Financial Assistance for Caregivers
Financial Assistance for Caregivers
Changing physical, emotional, or mental circumstances happen in every family. You may find a loved one in need of additional help with housecleaning, meals, laundry, and personal care. Family caregivers can typically ease the burden for a loved one, enabling them to stay in their current home. While providing care minimizes a loved one’s challenges, caregivers often face their own struggles. Physical and emotional stressors, juggling work and caregiving responsibilities, and limited time for themselves and others are common issues. Additionally, financial hurdles and hardships affect many caregivers too.
Financial Assistance Options
There’s no one-size-fits-all when it comes to caregiver financial assistance. Researching the various programs available might seem daunting. Local Area Agencies on Aging or www.benefitscheckup.org are helpful starting points. Typically, financial assistance programs vary by state and may have restrictions. However, there are several programs that may be available, including: state, veterans, long-term care insurance, and caregiver contracts.

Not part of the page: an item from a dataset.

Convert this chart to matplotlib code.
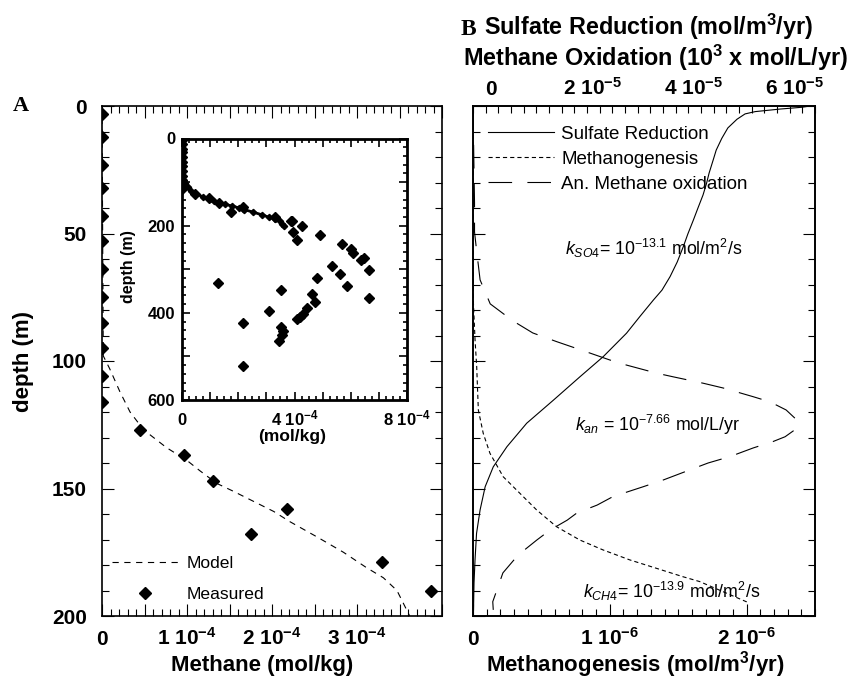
import matplotlib
matplotlib.use('Agg')
import matplotlib.pyplot as plt
from matplotlib.ticker import MultipleLocator
from matplotlib.transforms import ScaledTranslation

plt.rcParams['font.family'] = ['Liberation Sans', 'DejaVu Sans']
plt.rcParams['mathtext.fontset'] = 'custom'
plt.rcParams['mathtext.rm'] = 'Liberation Sans'
plt.rcParams['mathtext.it'] = 'Liberation Sans:italic'
plt.rcParams['mathtext.bf'] = 'Liberation Sans:bold'
plt.rcParams['mathtext.default'] = 'regular'
plt.rcParams['lines.scale_dashes'] = False
plt.rcParams['xtick.direction'] = 'in'
plt.rcParams['ytick.direction'] = 'in'

# ---- Panel A: methane profile (mol/kg) vs depth (m)
meas_depth = [3, 12, 23, 32, 43, 53, 64, 75, 85, 95, 106, 116,
              127, 137, 147, 158, 168, 179, 190]
meas_ch4 = [0, 0, 0, 0, 0, 0, 0, 0, 0, 0, 0, 0,
            0.45e-4, 0.97e-4, 1.30e-4, 2.18e-4, 1.75e-4, 3.29e-4, 3.87e-4]

model_depth = [0, 98, 103, 112, 120, 127, 134, 139, 143, 148, 151,
               155, 159, 163, 169, 175, 181, 185, 190, 196, 200]
model_ch4 = [0, 0.015e-4, 0.09e-4, 0.21e-4, 0.33e-4, 0.49e-4, 0.76e-4,
             1.00e-4, 1.15e-4, 1.35e-4, 1.54e-4, 1.78e-4, 2.02e-4, 2.21e-4,
             2.53e-4, 2.84e-4, 3.11e-4, 3.31e-4, 3.47e-4, 3.56e-4, 3.62e-4]

# deeper measurements shown only in the inset
deep_depth = [189, 200, 214, 234, 222, 243, 253, 263, 278, 274, 302, 292,
              312, 338, 321, 367, 347, 331, 356, 376, 388, 402, 409, 415,
              395, 424, 432, 441, 451, 464, 521]
deep_ch4 = [3.90e-4, 4.25e-4, 3.96e-4, 4.08e-4, 4.91e-4, 5.70e-4, 6.01e-4,
            6.07e-4, 6.36e-4, 6.48e-4, 6.66e-4, 5.34e-4, 5.62e-4, 5.85e-4,
            4.81e-4, 6.66e-4, 3.52e-4, 1.29e-4, 4.63e-4, 4.73e-4, 4.46e-4,
            4.29e-4, 4.20e-4, 4.08e-4, 3.08e-4, 2.16e-4, 3.52e-4, 3.60e-4,
            3.56e-4, 3.46e-4, 2.16e-4]

# ---- Panel B: reaction rates vs depth (m)
sr_depth = [0, 0.5, 1.2, 2.2, 3.1, 5.2, 8.6, 12.7, 17.3, 21.2, 26.3, 30.3,
            34.9, 40, 44.7, 50.2, 55.2, 61.2, 66.9, 72.2, 76.1, 82.4, 89.1,
            93.7, 98.3, 106.2, 115.3, 124.4, 133.6, 141.5, 149.3, 158.4,
            167.6, 178, 187, 197.6]
sr_rate = [6.65e-5, 6.49e-5, 6.06e-5, 5.57e-5, 5.37e-5, 5.21e-5, 5.03e-5,
           4.91e-5, 4.80e-5, 4.74e-5, 4.66e-5, 4.61e-5, 4.54e-5, 4.44e-5,
           4.35e-5, 4.24e-5, 4.15e-5, 4.03e-5, 3.89e-5, 3.73e-5, 3.56e-5,
           3.30e-5, 3.03e-5, 2.80e-5, 2.57e-5, 2.11e-5, 1.59e-5, 1.06e-5,
           0.67e-5, 0.40e-5, 0.24e-5, 0.14e-5, 0.07e-5, 0.04e-5, 0.02e-5,
           0.01e-5]

mo_depth = [0, 38, 49.4, 56.5, 68.2, 77.6, 84.3, 89, 92.4, 96.9, 99.6, 101.6,
            104.8, 106.2, 108.7, 110.6, 114, 116, 119.2, 123.1, 126.3, 129.7,
            131.6, 134.1, 137.5, 140, 142.7, 146.7, 149.3, 153.2, 156.5,
            159.6, 162.4, 166.3, 170.2, 176.1, 183.1, 194.4, 197.6]
mo_rate = [0, 0.03e-5, 0.03e-5, 0.07e-5, 0.14e-5, 0.34e-5, 0.79e-5, 1.18e-5,
           1.65e-5, 2.31e-5, 2.70e-5, 3.03e-5, 3.63e-5, 3.95e-5, 4.54e-5,
           4.94e-5, 5.53e-5, 5.86e-5, 6.18e-5, 6.39e-5, 6.40e-5, 6.16e-5,
           5.92e-5, 5.53e-5, 5.07e-5, 4.64e-5, 4.28e-5, 3.75e-5, 3.36e-5,
           2.76e-5, 2.45e-5, 2.05e-5, 1.86e-5, 1.52e-5, 1.26e-5, 0.89e-5,
           0.59e-5, 0.39e-5, 0.40e-5]

mg_depth = [0, 76, 91.8, 102.2, 119.2, 128.4, 136.2, 145.4, 151.9, 158.4,
            165, 170.2, 174.1, 178, 181.3, 184.6, 186.5, 194.4, 195.7]
mg_rate = [0, 0.002e-6, 0.015e-6, 0.027e-6, 0.039e-6, 0.075e-6, 0.124e-6,
           0.221e-6, 0.343e-6, 0.465e-6, 0.611e-6, 0.781e-6, 0.951e-6,
           1.146e-6, 1.341e-6, 1.535e-6, 1.657e-6, 1.998e-6, 2.007e-6]

W, H = 848, 680
fig = plt.figure(figsize=(W / 100, H / 100), dpi=100)


def fx(px):
    return px / W


def fy(py):
    return 1 - py / H


BOLD = dict(fontweight='bold')

# ================= Panel A =================
axA = fig.add_axes([fx(102), fy(616), fx(442) - fx(102), fy(106) - fy(616)])
axA.plot(model_ch4, model_depth, color='black', lw=0.8, ls=(0, (4.5, 4)),
         label='Model')
axA.plot(meas_ch4, meas_depth, ls='none', marker='D', ms=6.2, color='black',
         label='Measured')
axA.set_xlim(0, 4e-4)
axA.set_ylim(200, 0)

xt = [0, 0.5e-4, 1e-4, 1.5e-4, 2e-4, 2.5e-4, 3e-4, 3.5e-4, 4e-4]
axA.set_xticks(xt, ['0', '', '1 10$^{-4}$', '', '2 10$^{-4}$', '',
                    '3 10$^{-4}$', '', ''])
axA.xaxis.set_minor_locator(MultipleLocator(1e-5))
axA.set_yticks([0, 50, 100, 150, 200], ['0', '50', '100', '150', '200'])
axA.yaxis.set_minor_locator(MultipleLocator(10))
axA.tick_params(which='both', top=True, right=True, width=0.8)
axA.tick_params(which='major', length=8.5)
axA.tick_params(which='minor', length=4.8)
axA.tick_params(axis='y', labelsize=15, pad=11)
axA.tick_params(axis='x', labelsize=15, pad=21)
for t in axA.get_xticklabels() + axA.get_yticklabels():
    t.set_fontweight('bold')
for t in axA.get_xticklabels():
    t.set_verticalalignment('baseline')
for s in axA.spines.values():
    s.set_linewidth(1.2)
axA.set_xlabel('Methane (mol/kg)', fontsize=16, va='baseline', **BOLD)
axA.xaxis.set_label_coords(0.47, -0.108)
axA.set_ylabel('depth (m)', fontsize=16, **BOLD)
axA.yaxis.set_label_coords(-0.20, 0.5)
axA.legend(loc='lower left', bbox_to_anchor=(0.0285, 0.028), frameon=False,
           fontsize=12.6, handlelength=3.8, handletextpad=0.48,
           labelspacing=0.9, borderpad=0, borderaxespad=0, numpoints=1)

fig.text(fx(20.5), fy(106), 'A', family='Liberation Serif', fontsize=16,
         ha='center', va='center', **BOLD)

# ---- inset
axI = fig.add_axes([fx(182), fy(400), fx(407) - fx(182), fy(138.5) - fy(400)])
axI.plot(model_ch4, model_depth, color='black', lw=2.0, marker='D', ms=3.2)
axI.plot(meas_ch4, meas_depth, ls='none', marker='D', ms=4.6, color='black')
axI.plot(deep_ch4, deep_depth, ls='none', marker='D', ms=4.6, color='black')
axI.set_xlim(0, 8e-4)
axI.set_ylim(600, 0)
axI.set_xticks([i * 1e-4 for i in range(9)],
               ['0', '', '', '', '4 10$^{-4}$', '', '', '', '8 10$^{-4}$'])
axI.xaxis.set_minor_locator(MultipleLocator(0.25e-4))
axI.set_yticks([0, 100, 200, 300, 400, 500, 600],
               ['0', '', '200', '', '400', '', '600'])
axI.yaxis.set_minor_locator(MultipleLocator(20))
axI.tick_params(which='both', top=True, right=True, width=1.2)
axI.tick_params(which='major', length=5.5)
axI.tick_params(which='minor', length=3)
axI.tick_params(axis='y', labelsize=12, pad=5)
axI.tick_params(axis='x', labelsize=12, pad=18)
for t in axI.get_xticklabels() + axI.get_yticklabels():
    t.set_fontweight('bold')
for t in axI.get_xticklabels():
    t.set_verticalalignment('baseline')
for s in axI.spines.values():
    s.set_linewidth(2.0)
axI.set_xlabel('(mol/kg)', fontsize=12.5, **BOLD)
axI.xaxis.set_label_coords(0.489, -0.111)
axI.set_ylabel('depth (m)', fontsize=11.5, **BOLD)
axI.yaxis.set_label_coords(-0.204, 0.509)

# ================= Panel B =================
axB = fig.add_axes([fx(473), fy(616), fx(815) - fx(473), fy(106) - fy(616)])
axT = axB.twiny()

l_mg, = axB.plot(mg_rate, mg_depth, color='black', lw=0.8, ls=(0, (3, 2.2)))
l_sr, = axT.plot(sr_rate, sr_depth, color='black', lw=0.8)
l_mo, = axT.plot(mo_rate, mo_depth, color='black', lw=0.8, ls=(0, (17, 11)))

axB.set_ylim(200, 0)
axB.set_xlim(0, 2.5e-6)
axT.set_xlim(0, 6.75e-5)

axB.set_xticks([0, 1e-6, 2e-6], ['0', '1 10$^{-6}$', '2 10$^{-6}$'])
axB.xaxis.set_minor_locator(MultipleLocator(1e-7))
axB.yaxis.set_major_locator(MultipleLocator(50))
axB.yaxis.set_minor_locator(MultipleLocator(10))
axB.tick_params(which='both', left=True, right=True, labelleft=False,
                width=0.8)
axB.tick_params(which='major', length=8.5)
axB.tick_params(which='minor', length=4.8)
axB.tick_params(axis='x', labelsize=15, pad=21)
for t in axB.get_xticklabels():
    t.set_fontweight('bold')
    t.set_verticalalignment('baseline')

axT.set_xticks([0, 2e-5, 4e-5, 6e-5],
               ['0', '2 10$^{-5}$', '4 10$^{-5}$', '6 10$^{-5}$'])
axT.xaxis.set_minor_locator(MultipleLocator(0.25e-5))
axT.tick_params(which='both', width=0.8)
axT.tick_params(which='major', length=4.8)
axT.tick_params(which='minor', length=4.8)
axT.tick_params(axis='x', labelsize=15, pad=5)
shift = ScaledTranslation(0.18, 0, fig.dpi_scale_trans)
for t in axT.get_xticklabels():
    t.set_fontweight('bold')
    t.set_transform(t.get_transform() + shift)
for a in (axB, axT):
    for s in a.spines.values():
        s.set_linewidth(1.2)

axB.set_xlabel('Methanogenesis (mol/m$^3$/yr)', fontsize=16, va='baseline',
               **BOLD)
axB.xaxis.set_label_coords(0.474, -0.108)

fig.text(fx(655), fy(58), 'Methane Oxidation (10$^3$ x mol/L/yr)',
         fontsize=16.8, ha='center', va='center', **BOLD)
fig.text(fx(484), fy(35), 'Sulfate Reduction (mol/m$^3$/yr)',
         fontsize=16.8, ha='left', va='baseline', **BOLD)
fig.text(fx(468), fy(35), 'B', family='Liberation Serif', fontsize=16.8,
         ha='center', va='baseline', **BOLD)

axT.legend([l_sr, l_mg, l_mo],
           ['Sulfate Reduction', 'Methanogenesis', 'An. Methane oxidation'],
           loc='upper left', bbox_to_anchor=(0.044, 0.962), frameon=False,
           fontsize=13.5, handlelength=3.5, handletextpad=0.4,
           labelspacing=0.42, borderpad=0, borderaxespad=0)

axT.text(0.269, 0.7216,
         '$\\mathit{k}_{\\mathit{SO4}}$= 10$^{-13.1}$ mol/m$^2$/s',
         transform=axB.transAxes, fontsize=12.8, va='center')
axT.text(0.298, 0.3745,
         '$\\mathit{k}_{\\mathit{an}}$ = 10$^{-7.66}$ mol/L/yr',
         transform=axB.transAxes, fontsize=12.8, va='center')
axT.text(0.3225, 0.0476,
         '$\\mathit{k}_{\\mathit{CH4}}$= 10$^{-13.9}$ mol/m$^2$/s',
         transform=axB.transAxes, fontsize=12.8, va='center')

fig.savefig('out.png', dpi=100)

State Programs- Assistance programs vary by state and might be called any of the following program names: consumer-directed, participant-directed, or cash and counseling. These plans help pay for a caregiver of choice. It’s important to note there are income and eligibility requirements for the caregiver of choice, with some states being stricter than others. To find out if your state has a caregiver financial assistance program, contact your local Medicaid office or Aging Services Department. You can also find the National Resource Center for Participant-Directed Services at caregiver.org.
Veterans Programs- Caregivers of veterans may qualify for additional assistance. A law passed in 2010 provides a stipend for primary caregivers of any injured veteran in military conflict since 9/11. Benefits may include travel expenses, health care insurance, and mental health services. Caregivers of injured veterans prior to 9/11 may still qualify for assistance through a program called the VA’s Aid and Attendance Pension Benefit. Contact 1-877-222-VETS for more information.
Long-Term Care Insurance- If you are providing care for a family member who has long-term care insurance, there’s a possibility it may cover home care. Some policies allow family members to be paid provided they do not live in the same household. Contact your family member’s insurance agent to explain the policy and its benefits and conditions.
Caregiver Contract- In some situations, a family member might have the means to pay a relative for the care they provide. In this scenario, write up a contract with the help of an Elder Care lawyer. An experienced legal professional will ensure important areas are covered, such as taxes, inheritance, and potential family dynamics.
Points to Ponder
While it’s important to research your financial assistance options, there are additional considerations too. Tax benefits, program requirements, and how money is spent are key questions.
Tax Benefits- Contact your tax professional to inquire about any tax deductions or benefits for which you qualify.
Program Requirements- Some states require certain qualifications to provide care for a family member. Registering as a licensed care provider, background checks, and possible payroll taxes are all examples of state program requirements. Low-cost training may be available to become certified as a licensed elderly care provider.
Allowances for Allocated Money- Typically “cash and counseling” program monies may be used to purchase items directly related to the patients activities of daily living, or ADLs. Qualifying activities include anything related to the patient’s: feeding, clothing, toileting, grooming, bathing, walking, and maintaining continence. Skills people need to live independently comprise the ADLs list. For example, cleaning services, meal preparation, or laundry services could easily qualify as a patient’s ADLs needs. If necessary, speak with a healthcare provider when adjustments need made to your patient or loved one’s ADLs.
When acting as a caregiver, it’s important to practice good self-care. Constantly seeing to the needs of others can leave you depleted and hardly thinking of yourself. It’s important to consider your own future as well, both medical and financial.
Financial- Be sure to contribute to your own retirement and savings accounts. Speak with a professional financial planner regarding investment banking and to discuss options for your own financial long-term medical care.
Insurance- Insurance helps to provide peace of mind. Whether homeowners, life, long-term care, or caregiver insurance, having the right insurance for your needs is key. Should an accident occur in your home while caring for a family member, you will want your policy to cover it. An insurance agent will be able to help you select the right coverage for your specific situation. In addition, consider long-term care coverage for yourself and loved ones. The best time to acquire this coverage is in your 50s.
Respite Care- Caregiving can be a time-consuming, emotionally-wearying experience. Be sure to factor in financial options for respite care. For example, this might be monies allocated for an occasional professional caregiving service to a weekend away for respite care.
The benefits of caregiving are immeasurable, both in shared memories and relationship. However, the financial costs are real. Knowing the caregiving options for financial aid can help you and your loved one make informed decisions in the days ahead. Focus more on what matters most by minimizing the monetary strain.